▶ **Aim of the task**:
Your task is to reproduce, verbatim and without pictures, the lines from the opening of the listing through the line containing "(0,0) rectangle (258.3,-155.1);".

▶ **Information supplied**:

----------------------------------------

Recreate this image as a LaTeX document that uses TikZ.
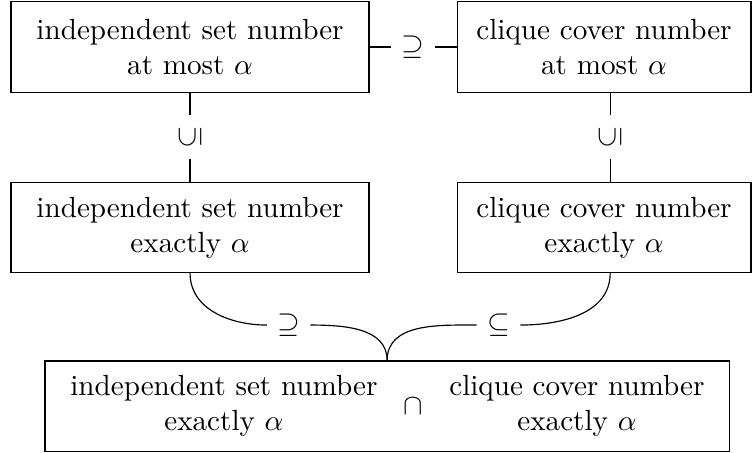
\documentclass[tikz,border=0pt]{standalone}
\usetikzlibrary{positioning}
\begin{document}
\begin{tikzpicture}[x=1pt,y=1pt,
  box/.style={draw, align=center, inner sep=0pt, minimum height=31pt},
  wide/.style={box, minimum width=122.8pt},
  narrow/.style={box, minimum width=100.8pt},
  txt/.style={align=center, inner sep=0pt},
  rel/.style={inner sep=3.4pt},
  link/.style={line width=0.4pt}]
\useasboundingbox (0,0) rectangle (258.3,-155.1);

% upper row
\node[wide]   (tl) at (65.2,-16.1)  {independent set number\\at most $\alpha$};
\node[narrow] (tr) at (207.2,-16.1) {clique cover number\\at most $\alpha$};
% middle row
\node[wide]   (ml) at (65.2,-78.0)  {independent set number\\exactly $\alpha$};
\node[narrow] (mr) at (207.2,-78.0) {clique cover number\\exactly $\alpha$};
% intersection box
\node[draw, inner sep=0pt, minimum width=234.7pt, minimum height=30.9pt] (bot) at (132.8,-139.3) {};
\node[txt] (bl)  at (76.8,-139.3)  {independent set number\\exactly $\alpha$};
\node[txt] (cap) at (141.9,-139.3) {$\cap$};
\node[txt] (br)  at (197.9,-139.3) {clique cover number\\exactly $\alpha$};

% relation symbols
\node[rel] (h1) at (141.7,-16.1) {$\supseteq$};
\node[rel, rotate=90] (v1) at (65.2,-47.0) {$\subseteq$};
\node[rel, rotate=90] (v2) at (209.3,-47.0) {$\subseteq$};
\node[rel] (c1) at (99.0,-111.5)  {$\supseteq$};
\node[rel] (c2) at (171.0,-111.5) {$\subseteq$};

% connectors
\draw[link] (tl) -- (h1) -- (tr);
\draw[link] (tl) -- (v1) -- (ml);
\draw[link] (tr.south -| v2) -- (v2) -- (mr.north -| v2);
\draw[link] (ml.south) to[out=-90,in=180] (c1.west);
\draw[link] (c1.east) to[out=0,in=90] (bot.north);
\draw[link] (mr.south -| v2) to[out=-90,in=0] (c2.east);
\draw[link] (c2.west) to[out=180,in=90] (bot.north);
\end{tikzpicture}
\end{document}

----------------------------------------

▶ **Finished exercise**:
Recreate this image as a LaTeX document that uses TikZ.
\documentclass[tikz,border=0pt]{standalone}
\usetikzlibrary{positioning}
\begin{document}
\begin{tikzpicture}[x=1pt,y=1pt,
  box/.style={draw, align=center, inner sep=0pt, minimum height=31pt},
  wide/.style={box, minimum width=122.8pt},
  narrow/.style={box, minimum width=100.8pt},
  txt/.style={align=center, inner sep=0pt},
  rel/.style={inner sep=3.4pt},
  link/.style={line width=0.4pt}]
\useasboundingbox (0,0) rectangle (258.3,-155.1);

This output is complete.